-- What you should do --
Pick out all lines with the word "this" from the records that follow.

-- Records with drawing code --
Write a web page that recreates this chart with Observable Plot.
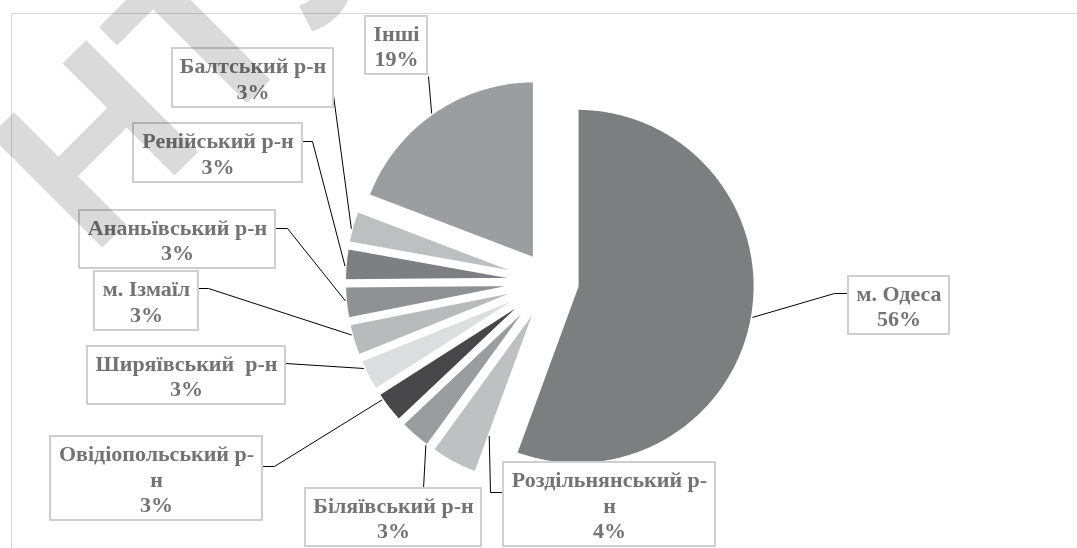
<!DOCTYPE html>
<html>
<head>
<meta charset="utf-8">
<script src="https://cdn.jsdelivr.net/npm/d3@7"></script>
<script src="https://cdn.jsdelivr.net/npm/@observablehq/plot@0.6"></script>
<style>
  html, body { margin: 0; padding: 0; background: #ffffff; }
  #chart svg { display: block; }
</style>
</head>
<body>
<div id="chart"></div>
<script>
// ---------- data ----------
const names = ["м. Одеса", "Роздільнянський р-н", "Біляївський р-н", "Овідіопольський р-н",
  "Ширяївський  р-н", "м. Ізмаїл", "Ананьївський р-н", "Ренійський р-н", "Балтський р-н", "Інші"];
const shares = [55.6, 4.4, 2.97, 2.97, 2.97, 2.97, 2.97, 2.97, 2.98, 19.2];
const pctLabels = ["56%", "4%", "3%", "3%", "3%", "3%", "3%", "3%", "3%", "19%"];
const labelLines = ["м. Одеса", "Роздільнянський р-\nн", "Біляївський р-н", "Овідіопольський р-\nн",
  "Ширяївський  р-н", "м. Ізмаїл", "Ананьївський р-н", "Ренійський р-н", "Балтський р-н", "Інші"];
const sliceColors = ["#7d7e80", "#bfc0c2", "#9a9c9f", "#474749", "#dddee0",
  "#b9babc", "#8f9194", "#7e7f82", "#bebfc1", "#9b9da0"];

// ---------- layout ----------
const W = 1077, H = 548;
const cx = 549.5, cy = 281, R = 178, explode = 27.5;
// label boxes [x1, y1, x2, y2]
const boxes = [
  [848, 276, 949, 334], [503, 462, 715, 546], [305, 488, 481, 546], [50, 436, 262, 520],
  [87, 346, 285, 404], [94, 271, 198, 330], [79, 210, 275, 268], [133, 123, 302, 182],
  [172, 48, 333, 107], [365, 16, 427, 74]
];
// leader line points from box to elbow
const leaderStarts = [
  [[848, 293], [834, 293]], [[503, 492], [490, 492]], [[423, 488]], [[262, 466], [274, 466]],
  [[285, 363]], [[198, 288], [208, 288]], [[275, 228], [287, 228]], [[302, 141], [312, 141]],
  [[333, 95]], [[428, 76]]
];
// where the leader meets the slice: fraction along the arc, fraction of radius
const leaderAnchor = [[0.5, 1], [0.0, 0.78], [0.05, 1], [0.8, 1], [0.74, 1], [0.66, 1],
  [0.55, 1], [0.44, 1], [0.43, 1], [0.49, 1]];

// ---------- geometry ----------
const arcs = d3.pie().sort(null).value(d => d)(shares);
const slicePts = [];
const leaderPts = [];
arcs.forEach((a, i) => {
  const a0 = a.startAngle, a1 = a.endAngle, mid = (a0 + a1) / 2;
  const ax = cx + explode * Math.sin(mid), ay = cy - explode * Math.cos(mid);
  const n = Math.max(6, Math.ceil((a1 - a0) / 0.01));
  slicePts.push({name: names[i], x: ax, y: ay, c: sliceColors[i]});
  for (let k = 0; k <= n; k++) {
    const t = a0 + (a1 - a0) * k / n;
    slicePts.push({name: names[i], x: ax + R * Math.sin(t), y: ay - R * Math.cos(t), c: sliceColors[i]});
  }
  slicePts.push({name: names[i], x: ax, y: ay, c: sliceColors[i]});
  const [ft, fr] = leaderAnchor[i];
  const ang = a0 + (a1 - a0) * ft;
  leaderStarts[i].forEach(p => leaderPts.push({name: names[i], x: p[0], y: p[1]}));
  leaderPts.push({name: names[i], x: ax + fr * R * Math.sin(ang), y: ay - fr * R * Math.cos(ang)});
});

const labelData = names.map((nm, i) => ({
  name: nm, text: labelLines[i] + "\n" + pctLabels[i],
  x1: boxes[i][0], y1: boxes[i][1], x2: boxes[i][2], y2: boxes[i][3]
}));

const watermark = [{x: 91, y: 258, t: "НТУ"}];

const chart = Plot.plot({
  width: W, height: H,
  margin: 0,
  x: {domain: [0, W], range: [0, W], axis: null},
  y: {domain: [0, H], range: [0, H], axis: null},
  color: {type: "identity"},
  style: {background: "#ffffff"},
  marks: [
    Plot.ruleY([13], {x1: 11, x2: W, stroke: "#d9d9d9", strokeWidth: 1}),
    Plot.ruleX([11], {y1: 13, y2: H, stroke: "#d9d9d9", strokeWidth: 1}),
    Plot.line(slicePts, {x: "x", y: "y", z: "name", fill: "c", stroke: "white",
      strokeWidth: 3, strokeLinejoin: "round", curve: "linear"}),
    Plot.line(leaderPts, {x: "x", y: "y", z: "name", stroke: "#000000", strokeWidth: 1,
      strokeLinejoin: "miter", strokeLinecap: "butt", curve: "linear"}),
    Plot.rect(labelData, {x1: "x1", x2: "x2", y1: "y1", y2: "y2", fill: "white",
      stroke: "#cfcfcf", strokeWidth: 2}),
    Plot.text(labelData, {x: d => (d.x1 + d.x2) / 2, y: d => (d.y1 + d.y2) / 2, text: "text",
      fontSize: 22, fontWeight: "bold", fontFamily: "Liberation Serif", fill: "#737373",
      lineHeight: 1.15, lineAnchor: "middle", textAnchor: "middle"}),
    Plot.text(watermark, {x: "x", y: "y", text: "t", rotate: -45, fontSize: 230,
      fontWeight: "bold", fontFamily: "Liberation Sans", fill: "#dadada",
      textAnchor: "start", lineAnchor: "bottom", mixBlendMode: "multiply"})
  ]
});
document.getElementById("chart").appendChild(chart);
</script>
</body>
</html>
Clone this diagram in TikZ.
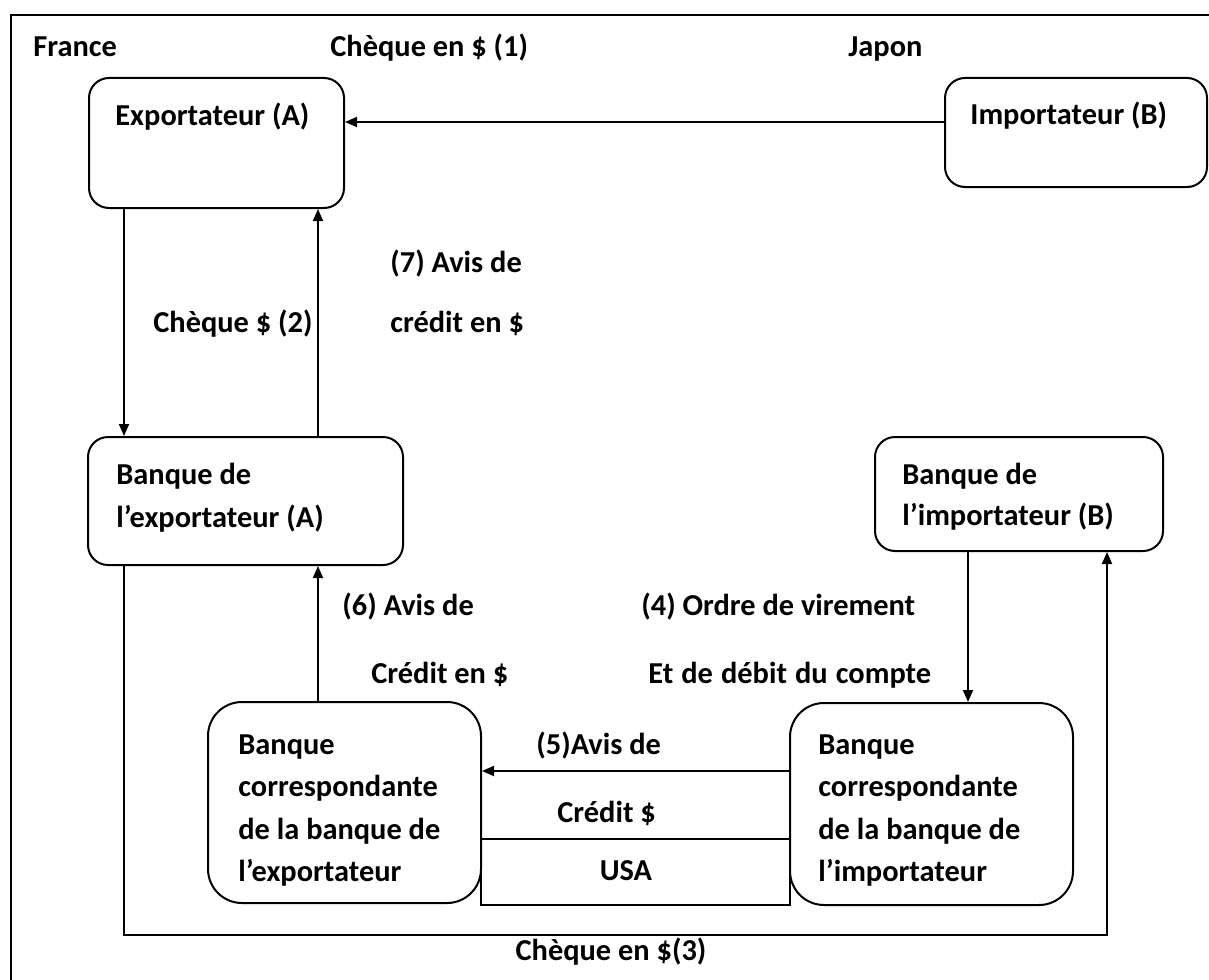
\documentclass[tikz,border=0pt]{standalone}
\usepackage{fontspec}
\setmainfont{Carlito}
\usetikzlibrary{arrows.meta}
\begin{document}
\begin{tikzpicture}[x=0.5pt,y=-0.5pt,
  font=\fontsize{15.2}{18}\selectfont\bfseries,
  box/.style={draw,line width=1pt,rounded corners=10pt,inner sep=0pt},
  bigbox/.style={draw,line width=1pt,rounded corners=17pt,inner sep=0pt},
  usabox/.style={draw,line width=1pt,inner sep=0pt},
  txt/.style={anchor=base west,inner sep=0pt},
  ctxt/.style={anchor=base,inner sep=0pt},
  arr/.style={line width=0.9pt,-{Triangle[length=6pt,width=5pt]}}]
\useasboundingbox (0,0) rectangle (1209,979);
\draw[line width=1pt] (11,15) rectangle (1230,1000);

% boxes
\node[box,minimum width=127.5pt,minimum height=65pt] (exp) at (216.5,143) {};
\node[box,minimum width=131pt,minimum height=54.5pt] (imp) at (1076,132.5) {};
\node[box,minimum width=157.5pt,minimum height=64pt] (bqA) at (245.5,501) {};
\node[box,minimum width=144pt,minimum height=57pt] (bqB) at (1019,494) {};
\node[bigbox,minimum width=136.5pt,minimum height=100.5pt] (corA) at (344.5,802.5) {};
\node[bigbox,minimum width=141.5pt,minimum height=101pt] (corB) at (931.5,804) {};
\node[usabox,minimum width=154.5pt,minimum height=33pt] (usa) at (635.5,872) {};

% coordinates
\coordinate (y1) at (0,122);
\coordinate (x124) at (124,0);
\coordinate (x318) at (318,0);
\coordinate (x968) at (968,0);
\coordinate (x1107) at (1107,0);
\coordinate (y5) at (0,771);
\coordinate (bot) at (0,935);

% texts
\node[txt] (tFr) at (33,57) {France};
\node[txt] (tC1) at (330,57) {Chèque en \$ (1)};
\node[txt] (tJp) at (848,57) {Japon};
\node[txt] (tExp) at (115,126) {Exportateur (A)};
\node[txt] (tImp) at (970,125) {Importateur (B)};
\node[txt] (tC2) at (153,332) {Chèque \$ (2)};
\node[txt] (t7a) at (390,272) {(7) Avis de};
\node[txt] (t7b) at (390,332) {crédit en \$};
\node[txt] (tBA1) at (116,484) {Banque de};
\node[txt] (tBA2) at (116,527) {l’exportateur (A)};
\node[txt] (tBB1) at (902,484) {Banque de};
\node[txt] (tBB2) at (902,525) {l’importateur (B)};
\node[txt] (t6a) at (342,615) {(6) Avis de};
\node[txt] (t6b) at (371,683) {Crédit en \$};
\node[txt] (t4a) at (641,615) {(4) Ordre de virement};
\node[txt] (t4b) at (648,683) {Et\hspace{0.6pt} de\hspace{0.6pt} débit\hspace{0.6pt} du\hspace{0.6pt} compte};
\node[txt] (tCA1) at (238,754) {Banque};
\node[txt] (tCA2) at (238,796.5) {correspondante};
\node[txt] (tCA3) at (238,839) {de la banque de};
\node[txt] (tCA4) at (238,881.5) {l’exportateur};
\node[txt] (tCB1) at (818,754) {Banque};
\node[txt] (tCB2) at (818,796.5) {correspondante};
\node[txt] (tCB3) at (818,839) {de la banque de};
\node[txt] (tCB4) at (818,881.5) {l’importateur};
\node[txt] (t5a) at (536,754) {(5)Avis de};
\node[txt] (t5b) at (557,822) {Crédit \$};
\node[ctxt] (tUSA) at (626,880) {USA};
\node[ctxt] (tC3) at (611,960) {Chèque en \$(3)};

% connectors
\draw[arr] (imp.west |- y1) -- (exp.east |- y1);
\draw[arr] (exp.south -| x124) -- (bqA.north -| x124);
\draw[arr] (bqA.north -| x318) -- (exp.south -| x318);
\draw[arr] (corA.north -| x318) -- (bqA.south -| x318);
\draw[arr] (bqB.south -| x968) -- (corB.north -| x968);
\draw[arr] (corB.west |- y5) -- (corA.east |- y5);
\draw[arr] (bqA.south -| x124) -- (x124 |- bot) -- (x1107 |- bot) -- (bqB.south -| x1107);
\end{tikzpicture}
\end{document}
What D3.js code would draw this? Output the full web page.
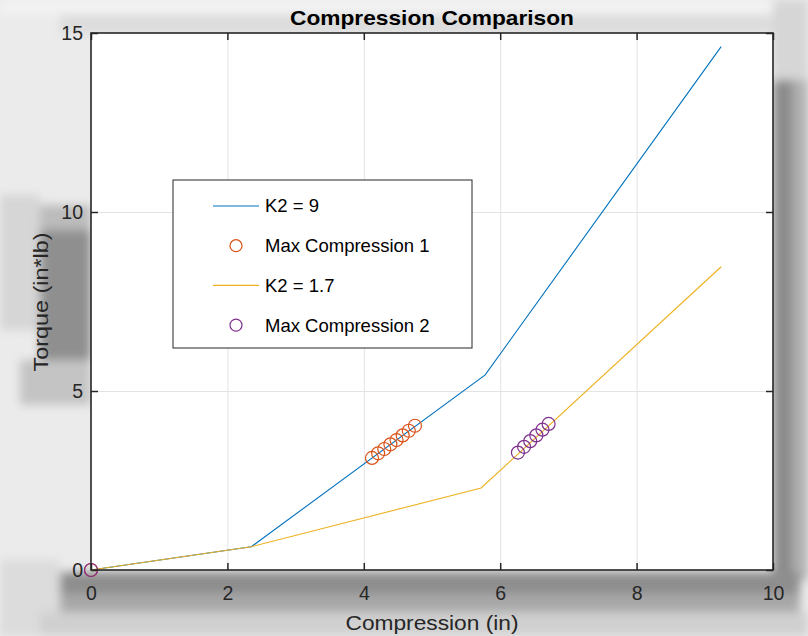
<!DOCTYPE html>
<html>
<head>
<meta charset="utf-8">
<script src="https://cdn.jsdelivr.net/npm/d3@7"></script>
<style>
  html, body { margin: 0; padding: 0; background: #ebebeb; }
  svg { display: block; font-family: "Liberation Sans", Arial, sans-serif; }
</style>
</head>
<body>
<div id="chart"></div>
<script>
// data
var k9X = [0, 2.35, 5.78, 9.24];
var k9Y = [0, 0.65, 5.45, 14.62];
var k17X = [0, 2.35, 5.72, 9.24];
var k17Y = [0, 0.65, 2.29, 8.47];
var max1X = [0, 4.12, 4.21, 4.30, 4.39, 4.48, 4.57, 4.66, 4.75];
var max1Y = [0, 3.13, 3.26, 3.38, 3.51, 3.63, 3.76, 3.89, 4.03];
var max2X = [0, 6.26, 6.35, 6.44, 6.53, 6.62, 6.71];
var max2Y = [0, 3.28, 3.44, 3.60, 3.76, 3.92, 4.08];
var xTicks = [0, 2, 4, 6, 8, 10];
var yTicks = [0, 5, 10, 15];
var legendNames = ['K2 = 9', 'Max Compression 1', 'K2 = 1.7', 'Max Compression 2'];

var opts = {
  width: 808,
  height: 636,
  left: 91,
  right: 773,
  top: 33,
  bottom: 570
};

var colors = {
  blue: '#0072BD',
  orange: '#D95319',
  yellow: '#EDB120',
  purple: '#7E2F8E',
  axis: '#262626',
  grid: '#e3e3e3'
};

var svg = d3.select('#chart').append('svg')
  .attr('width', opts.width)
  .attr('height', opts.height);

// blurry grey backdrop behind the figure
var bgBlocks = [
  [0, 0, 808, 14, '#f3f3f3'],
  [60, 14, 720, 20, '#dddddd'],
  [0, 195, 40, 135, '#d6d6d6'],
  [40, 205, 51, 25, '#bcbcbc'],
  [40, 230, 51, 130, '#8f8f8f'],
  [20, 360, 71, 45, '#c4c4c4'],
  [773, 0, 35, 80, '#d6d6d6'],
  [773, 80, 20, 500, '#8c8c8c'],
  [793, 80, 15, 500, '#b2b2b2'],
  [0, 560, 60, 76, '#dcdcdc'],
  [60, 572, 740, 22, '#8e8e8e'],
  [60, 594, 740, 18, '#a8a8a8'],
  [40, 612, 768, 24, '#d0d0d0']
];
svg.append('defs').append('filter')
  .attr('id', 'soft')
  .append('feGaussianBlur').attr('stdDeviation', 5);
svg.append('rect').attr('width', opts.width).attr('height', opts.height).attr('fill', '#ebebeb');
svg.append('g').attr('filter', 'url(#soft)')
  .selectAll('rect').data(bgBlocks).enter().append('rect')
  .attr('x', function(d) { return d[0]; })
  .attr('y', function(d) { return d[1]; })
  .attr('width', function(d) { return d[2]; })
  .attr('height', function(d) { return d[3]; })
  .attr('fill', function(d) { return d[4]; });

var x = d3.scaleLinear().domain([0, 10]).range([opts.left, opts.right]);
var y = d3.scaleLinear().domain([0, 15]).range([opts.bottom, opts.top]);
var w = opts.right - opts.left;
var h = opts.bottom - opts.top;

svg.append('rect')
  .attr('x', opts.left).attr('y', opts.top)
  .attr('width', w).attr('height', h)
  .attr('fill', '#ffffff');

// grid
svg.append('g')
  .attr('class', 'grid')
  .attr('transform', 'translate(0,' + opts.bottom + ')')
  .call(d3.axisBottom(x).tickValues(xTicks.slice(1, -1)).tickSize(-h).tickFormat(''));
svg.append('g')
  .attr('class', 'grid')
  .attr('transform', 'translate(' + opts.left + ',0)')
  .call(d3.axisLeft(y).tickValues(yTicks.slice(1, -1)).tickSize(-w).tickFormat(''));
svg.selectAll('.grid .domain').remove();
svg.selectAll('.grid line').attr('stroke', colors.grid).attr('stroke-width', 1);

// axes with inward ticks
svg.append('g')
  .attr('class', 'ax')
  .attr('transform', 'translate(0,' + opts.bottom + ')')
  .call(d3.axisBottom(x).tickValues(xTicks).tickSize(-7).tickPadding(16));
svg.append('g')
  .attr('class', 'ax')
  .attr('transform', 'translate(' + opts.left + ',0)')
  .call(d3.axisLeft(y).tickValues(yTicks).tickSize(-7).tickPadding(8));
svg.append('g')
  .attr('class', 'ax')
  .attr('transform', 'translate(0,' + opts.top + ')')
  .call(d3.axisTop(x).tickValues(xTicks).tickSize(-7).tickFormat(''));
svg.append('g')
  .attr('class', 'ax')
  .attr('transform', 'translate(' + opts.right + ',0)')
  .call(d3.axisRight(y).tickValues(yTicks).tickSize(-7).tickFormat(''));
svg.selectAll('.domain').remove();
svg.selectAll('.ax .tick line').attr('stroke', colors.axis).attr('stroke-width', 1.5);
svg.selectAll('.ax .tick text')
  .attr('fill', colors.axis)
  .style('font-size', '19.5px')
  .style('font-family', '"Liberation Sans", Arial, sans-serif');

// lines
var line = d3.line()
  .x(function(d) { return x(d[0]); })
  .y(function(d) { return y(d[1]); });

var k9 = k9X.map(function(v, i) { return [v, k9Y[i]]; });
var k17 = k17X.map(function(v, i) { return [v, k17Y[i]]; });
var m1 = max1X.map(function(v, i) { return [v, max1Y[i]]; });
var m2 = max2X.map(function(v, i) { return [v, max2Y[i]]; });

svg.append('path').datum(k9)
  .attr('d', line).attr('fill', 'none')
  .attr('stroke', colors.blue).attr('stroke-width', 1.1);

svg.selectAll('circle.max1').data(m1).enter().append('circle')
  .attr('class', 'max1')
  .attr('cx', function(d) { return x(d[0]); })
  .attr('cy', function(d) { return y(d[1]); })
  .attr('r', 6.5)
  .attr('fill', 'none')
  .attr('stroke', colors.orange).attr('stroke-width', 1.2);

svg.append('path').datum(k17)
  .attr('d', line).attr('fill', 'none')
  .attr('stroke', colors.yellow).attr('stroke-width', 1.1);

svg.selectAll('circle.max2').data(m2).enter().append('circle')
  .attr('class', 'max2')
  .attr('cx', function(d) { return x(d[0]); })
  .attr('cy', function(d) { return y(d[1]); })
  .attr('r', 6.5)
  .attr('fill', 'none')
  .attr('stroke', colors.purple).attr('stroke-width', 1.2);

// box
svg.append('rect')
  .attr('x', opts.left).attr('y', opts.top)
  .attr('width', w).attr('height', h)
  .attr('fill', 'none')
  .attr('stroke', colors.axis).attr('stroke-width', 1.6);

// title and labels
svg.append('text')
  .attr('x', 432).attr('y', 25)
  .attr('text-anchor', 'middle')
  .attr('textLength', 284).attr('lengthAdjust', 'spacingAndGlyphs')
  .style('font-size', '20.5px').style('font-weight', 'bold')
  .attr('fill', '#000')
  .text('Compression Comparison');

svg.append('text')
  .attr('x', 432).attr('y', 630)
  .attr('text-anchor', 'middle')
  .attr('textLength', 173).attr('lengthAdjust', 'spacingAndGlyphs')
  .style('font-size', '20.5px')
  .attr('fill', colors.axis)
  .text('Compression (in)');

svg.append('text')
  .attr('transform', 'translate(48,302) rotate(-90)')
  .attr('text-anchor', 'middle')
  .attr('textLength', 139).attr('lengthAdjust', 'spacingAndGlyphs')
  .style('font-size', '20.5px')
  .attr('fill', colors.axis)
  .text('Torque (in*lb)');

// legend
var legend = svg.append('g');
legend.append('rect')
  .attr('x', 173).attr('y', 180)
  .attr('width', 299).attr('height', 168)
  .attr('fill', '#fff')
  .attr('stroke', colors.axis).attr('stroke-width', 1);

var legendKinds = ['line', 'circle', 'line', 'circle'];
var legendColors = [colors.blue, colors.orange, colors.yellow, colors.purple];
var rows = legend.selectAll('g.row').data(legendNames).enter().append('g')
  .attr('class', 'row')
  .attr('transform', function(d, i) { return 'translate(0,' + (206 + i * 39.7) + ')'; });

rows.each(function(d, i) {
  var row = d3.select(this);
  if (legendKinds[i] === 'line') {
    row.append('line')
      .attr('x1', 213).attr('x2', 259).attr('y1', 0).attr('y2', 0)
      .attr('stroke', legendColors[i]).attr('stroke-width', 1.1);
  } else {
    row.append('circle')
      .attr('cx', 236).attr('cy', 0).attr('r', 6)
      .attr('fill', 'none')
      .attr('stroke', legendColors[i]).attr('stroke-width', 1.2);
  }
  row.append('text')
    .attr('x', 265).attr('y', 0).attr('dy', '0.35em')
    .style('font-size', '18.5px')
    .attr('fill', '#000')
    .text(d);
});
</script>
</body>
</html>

-- Reply to the task --
Write a web page that recreates this chart with Observable Plot.
Clone this diagram in TikZ.
What D3.js code would draw this? Output the full web page.
  var row = d3.select(this);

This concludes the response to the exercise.